Objective: Starting from the top of the material, restate each line exactly until the line that contains "0.058], [8, 0.023]];", which is also copied. Pictures are excluded.

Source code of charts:
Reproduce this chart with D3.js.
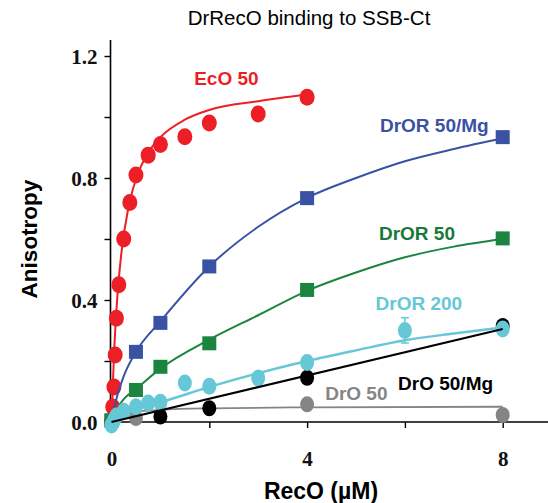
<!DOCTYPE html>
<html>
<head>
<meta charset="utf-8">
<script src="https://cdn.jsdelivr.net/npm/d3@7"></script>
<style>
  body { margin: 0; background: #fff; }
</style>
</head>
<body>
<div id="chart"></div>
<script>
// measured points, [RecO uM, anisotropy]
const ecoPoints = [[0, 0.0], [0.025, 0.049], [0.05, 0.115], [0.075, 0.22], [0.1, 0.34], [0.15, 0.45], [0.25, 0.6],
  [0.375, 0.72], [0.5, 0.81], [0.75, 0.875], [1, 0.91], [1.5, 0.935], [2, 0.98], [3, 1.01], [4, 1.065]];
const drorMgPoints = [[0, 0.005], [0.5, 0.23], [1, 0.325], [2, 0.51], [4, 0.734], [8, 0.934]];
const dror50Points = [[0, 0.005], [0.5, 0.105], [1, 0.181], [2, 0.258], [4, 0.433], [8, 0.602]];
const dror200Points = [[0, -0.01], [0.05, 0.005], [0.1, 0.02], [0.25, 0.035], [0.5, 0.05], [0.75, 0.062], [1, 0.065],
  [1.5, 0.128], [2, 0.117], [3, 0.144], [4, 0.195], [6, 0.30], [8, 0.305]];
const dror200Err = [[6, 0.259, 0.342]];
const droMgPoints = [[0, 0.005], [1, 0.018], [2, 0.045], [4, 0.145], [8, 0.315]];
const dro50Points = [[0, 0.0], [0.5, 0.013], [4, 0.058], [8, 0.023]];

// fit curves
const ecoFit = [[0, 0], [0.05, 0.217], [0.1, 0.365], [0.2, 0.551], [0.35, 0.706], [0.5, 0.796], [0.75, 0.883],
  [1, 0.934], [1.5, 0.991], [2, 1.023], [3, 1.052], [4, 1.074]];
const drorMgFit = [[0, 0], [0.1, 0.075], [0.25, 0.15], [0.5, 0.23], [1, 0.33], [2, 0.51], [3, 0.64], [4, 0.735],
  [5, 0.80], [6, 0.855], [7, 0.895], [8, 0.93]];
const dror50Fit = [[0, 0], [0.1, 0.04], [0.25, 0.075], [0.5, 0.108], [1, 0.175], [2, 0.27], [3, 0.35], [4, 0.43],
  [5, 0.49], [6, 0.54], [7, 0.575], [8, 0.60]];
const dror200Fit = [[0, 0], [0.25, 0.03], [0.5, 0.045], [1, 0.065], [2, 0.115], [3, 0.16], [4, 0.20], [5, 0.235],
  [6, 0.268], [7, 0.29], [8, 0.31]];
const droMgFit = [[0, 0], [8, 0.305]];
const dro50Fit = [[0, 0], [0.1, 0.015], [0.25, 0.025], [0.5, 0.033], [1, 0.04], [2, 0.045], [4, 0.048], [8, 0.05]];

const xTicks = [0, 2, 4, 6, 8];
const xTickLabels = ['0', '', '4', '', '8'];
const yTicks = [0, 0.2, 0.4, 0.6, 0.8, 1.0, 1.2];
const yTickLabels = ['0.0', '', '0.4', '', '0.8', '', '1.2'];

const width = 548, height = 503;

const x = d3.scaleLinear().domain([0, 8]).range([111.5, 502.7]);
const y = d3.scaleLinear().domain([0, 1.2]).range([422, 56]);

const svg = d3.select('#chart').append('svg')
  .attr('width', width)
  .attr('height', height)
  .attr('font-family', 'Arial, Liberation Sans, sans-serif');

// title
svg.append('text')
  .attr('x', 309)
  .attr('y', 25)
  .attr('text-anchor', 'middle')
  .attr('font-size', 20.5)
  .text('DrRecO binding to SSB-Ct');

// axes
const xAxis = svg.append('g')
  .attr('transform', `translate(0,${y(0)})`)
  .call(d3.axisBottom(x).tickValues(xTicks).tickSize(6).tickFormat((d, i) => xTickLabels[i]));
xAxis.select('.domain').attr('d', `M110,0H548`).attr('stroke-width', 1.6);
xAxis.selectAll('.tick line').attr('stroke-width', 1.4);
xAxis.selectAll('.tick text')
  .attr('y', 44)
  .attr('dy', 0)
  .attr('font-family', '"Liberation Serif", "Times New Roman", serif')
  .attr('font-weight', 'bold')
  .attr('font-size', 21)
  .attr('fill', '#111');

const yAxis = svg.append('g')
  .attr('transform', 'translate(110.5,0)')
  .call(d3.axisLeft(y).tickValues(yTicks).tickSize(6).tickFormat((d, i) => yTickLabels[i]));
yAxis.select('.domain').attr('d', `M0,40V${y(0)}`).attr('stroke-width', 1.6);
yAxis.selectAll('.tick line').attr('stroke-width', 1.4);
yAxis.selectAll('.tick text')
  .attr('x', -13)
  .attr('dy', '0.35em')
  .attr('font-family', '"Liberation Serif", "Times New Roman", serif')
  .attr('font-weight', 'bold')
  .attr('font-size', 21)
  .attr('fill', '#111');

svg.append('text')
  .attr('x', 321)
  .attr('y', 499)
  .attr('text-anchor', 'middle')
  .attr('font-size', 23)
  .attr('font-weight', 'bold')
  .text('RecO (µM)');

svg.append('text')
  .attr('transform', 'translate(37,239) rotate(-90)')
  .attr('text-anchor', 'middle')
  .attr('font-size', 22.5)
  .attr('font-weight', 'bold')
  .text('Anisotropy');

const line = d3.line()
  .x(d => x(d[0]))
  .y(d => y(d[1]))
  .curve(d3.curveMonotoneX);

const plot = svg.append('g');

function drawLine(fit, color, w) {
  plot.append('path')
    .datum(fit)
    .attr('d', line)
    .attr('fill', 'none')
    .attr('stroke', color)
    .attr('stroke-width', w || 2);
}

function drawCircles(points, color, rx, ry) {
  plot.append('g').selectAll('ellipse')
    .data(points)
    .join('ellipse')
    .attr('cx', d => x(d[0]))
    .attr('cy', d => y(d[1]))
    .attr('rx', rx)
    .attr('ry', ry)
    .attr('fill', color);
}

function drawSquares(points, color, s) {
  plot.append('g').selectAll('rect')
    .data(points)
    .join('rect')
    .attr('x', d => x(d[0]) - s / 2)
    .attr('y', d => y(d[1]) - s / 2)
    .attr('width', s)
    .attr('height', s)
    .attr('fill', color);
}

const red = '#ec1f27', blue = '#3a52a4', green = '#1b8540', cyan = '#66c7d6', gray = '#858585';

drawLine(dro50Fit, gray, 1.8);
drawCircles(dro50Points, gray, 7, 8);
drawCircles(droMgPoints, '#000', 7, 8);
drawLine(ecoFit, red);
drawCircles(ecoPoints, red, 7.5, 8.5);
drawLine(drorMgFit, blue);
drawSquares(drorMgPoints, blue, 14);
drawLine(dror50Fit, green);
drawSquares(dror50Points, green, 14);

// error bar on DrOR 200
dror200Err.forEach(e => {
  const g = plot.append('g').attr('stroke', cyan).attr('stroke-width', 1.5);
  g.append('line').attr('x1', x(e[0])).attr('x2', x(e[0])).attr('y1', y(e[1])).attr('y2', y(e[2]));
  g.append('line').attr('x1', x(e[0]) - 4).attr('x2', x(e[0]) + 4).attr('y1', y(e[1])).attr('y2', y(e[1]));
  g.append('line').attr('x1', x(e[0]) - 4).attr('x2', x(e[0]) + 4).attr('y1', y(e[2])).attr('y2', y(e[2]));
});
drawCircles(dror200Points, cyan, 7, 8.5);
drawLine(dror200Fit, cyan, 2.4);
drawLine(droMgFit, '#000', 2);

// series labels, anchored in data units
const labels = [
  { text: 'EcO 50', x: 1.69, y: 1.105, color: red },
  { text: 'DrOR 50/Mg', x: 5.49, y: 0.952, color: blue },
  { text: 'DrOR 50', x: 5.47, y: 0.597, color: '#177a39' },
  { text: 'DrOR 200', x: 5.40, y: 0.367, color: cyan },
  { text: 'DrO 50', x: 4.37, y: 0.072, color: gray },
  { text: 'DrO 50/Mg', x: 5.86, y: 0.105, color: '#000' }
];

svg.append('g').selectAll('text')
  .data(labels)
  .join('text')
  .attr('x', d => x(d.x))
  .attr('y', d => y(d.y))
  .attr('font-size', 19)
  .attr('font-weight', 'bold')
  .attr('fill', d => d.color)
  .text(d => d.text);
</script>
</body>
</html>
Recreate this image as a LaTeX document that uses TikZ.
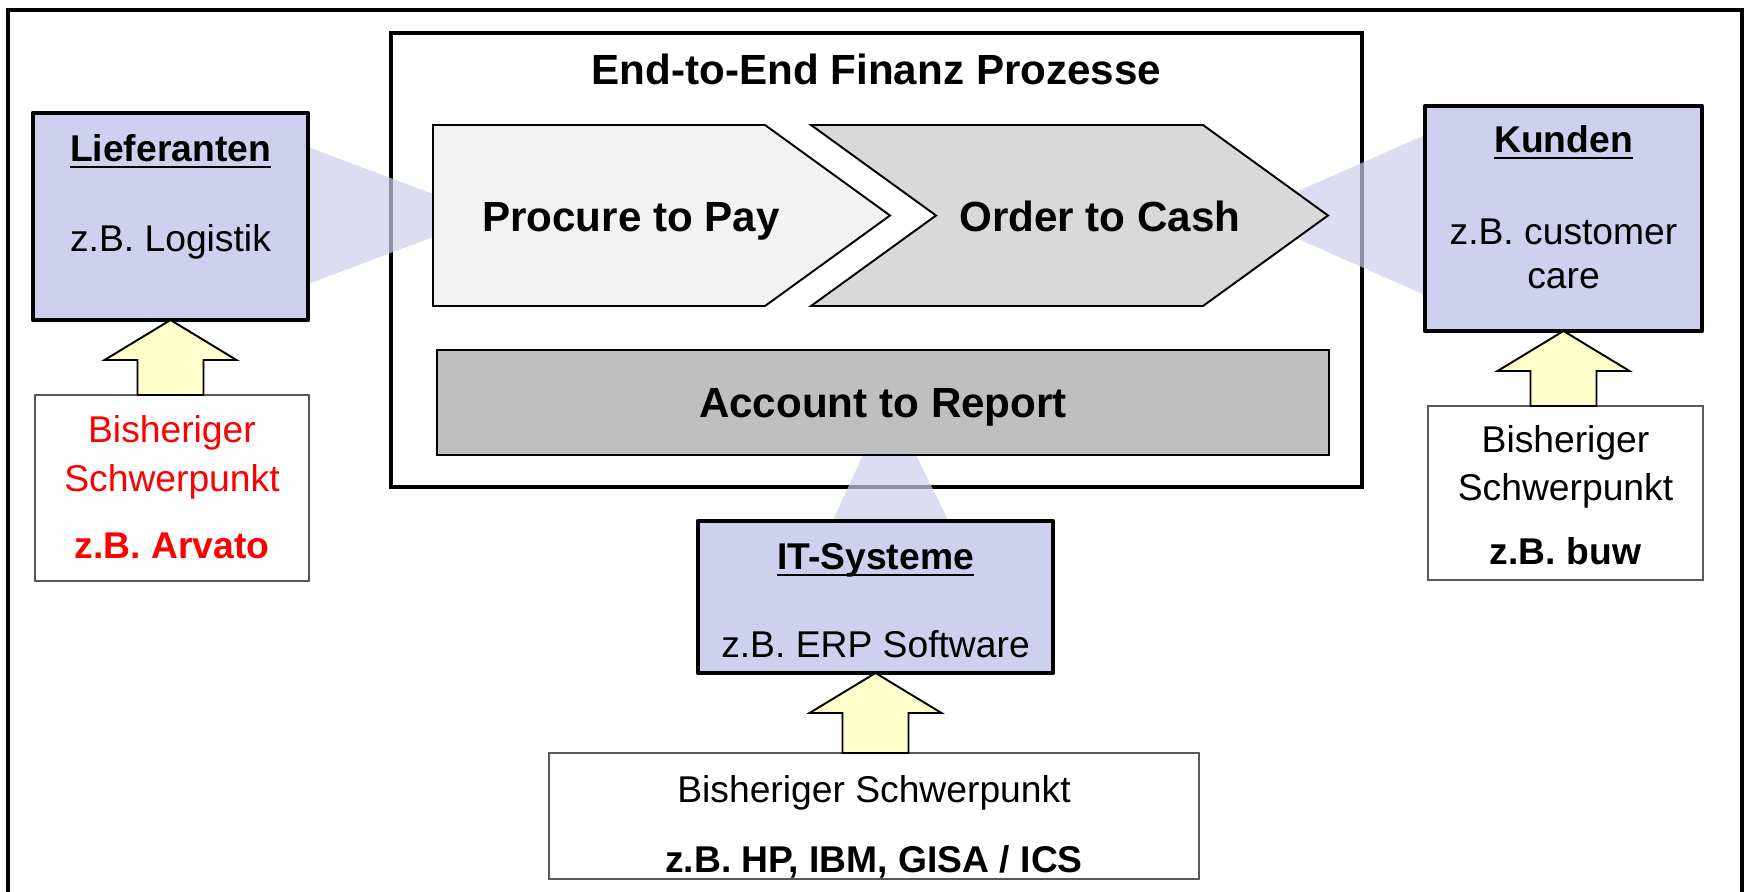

Finished task:
Reproduce this chart with D3.js.
<!DOCTYPE html>
<html>
<head>
<meta charset="utf-8">
<script src="https://cdn.jsdelivr.net/npm/d3@7"></script>
<style>
  body { margin: 0; background: #fff; }
</style>
</head>
<body>
<div id="chart"></div>
<script>
// measured points, [RecO uM, anisotropy]
const ecoPoints = [[0, 0.0], [0.025, 0.049], [0.05, 0.115], [0.075, 0.22], [0.1, 0.34], [0.15, 0.45], [0.25, 0.6],
  [0.375, 0.72], [0.5, 0.81], [0.75, 0.875], [1, 0.91], [1.5, 0.935], [2, 0.98], [3, 1.01], [4, 1.065]];
const drorMgPoints = [[0, 0.005], [0.5, 0.23], [1, 0.325], [2, 0.51], [4, 0.734], [8, 0.934]];
const dror50Points = [[0, 0.005], [0.5, 0.105], [1, 0.181], [2, 0.258], [4, 0.433], [8, 0.602]];
const dror200Points = [[0, -0.01], [0.05, 0.005], [0.1, 0.02], [0.25, 0.035], [0.5, 0.05], [0.75, 0.062], [1, 0.065],
  [1.5, 0.128], [2, 0.117], [3, 0.144], [4, 0.195], [6, 0.30], [8, 0.305]];
const dror200Err = [[6, 0.259, 0.342]];
const droMgPoints = [[0, 0.005], [1, 0.018], [2, 0.045], [4, 0.145], [8, 0.315]];
const dro50Points = [[0, 0.0], [0.5, 0.013], [4, 0.058], [8, 0.023]];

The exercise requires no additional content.